Crooked Principles

Book Two of the Warren Files

Clarion Rating: 5 out of 5

Cady’s stylized prose penetrates the darkest crevices of the imagination.

Kevin Cady’s blood-drenched thriller Crooked Principles: Book Two of the Warren Files sends FBI agents Elijah Warren and Aurelia Blanc on a chilling investigation to a remote Alaskan town ravaged by glacial storms and murder. While diverse characters confront internal struggles and fight to hold onto the ones they love, the killing escalates.

When David Levesque steps in as sheriff of the sequestered town of Grizzly, Alaska, he hopes for a simple, quiet life. Instead, the next twelve years horrify and confound him. Each year, like clockwork, a single resident is vilely executed, then put on display—a museum exhibit of mutilated flesh.

The FBI’s top detectives, the striking couple Elijah and Aurelia, go undercover to help Sheriff Levesque solve Grizzly’s secret, but upon their arrival they realize everything about the place feels inexplicably wrong. As the weather worsens, snow and ice block the only passage out. Now they are trapped as the killing pattern spirals, setting into motion a gruesome chain of events that rattles the small town’s inhabitants and outsiders to the core.

The book’s use of metaphor is stimulating and abundant. The residents of Grizzly seem strange and detached as they go through the motions of a ghostlike existence, “lumbering back … like an undead” horde from the mine that employs the majority of their minuscule population.

Several characters are given inhuman characteristics. Nightmarish descriptions border on grotesque fantasy. A man’s eyes are black putrid holes oozing pus. A toad-like woman ribbits and croaks from behind a desk. The imitation of sounds instills life in the narrative, and sometimes adds humor.

Poignant flashbacks provide insight into different characters’ pasts, distilling moments into powerful, evocative scenes. Levesque recalls the pinnacle of the LA gang violence he combated for most of his career in a lengthy, resonant passage. Elijah and Aurelia reach a heightened level of intimacy when she discloses a heartrending story involving fragments of her childhood.

The menacing backdrop thrashes and growls throughout the novel. Multiple aspects of the environment are tangibly rendered, like the raw, dripping walls of the mine. The layered milieu includes a haunting soundtrack of music and nature, such as an Eddie Vedder song with solemn lyrics that is playing on the jukebox, or birds chirping as Levesque heads down a walkway toward the front door of a house—when he reaches it, “the birds’ songs shut off like the player broke.”

The unpredictable plot is flawlessly executed, setting the stage for dicey endeavors and terrifying findings. The pace quickens as urgency peaks, making it impossible to put down.

Crooked Principles is a sinister masterpiece that conjures visceral emotions and stomach-churning images.

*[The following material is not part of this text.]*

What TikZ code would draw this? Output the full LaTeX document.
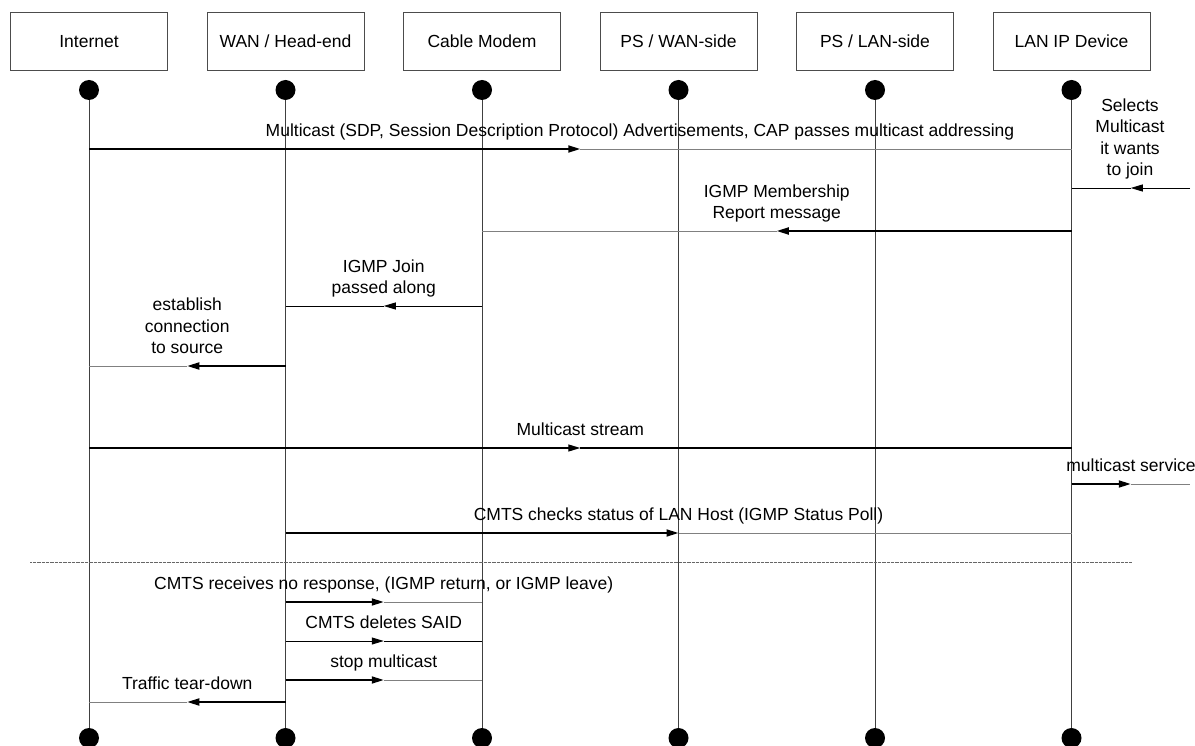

Cady’s stylized prose penetrates the darkest crevices of the imagination, creating an arctic place from which there is no escape.

Reviewed by Brittney Decker

Disclosure: This article is not an endorsement, but a review. The publisher of this book provided free copies of the book and paid a small fee to have their book reviewed by a professional reviewer. Foreword Reviews and Clarion Reviews make no guarantee that the publisher will receive a positive review. Foreword Magazine, Inc. is disclosing this in accordance with the Federal Trade Commission’s 16 CFR, Part 255.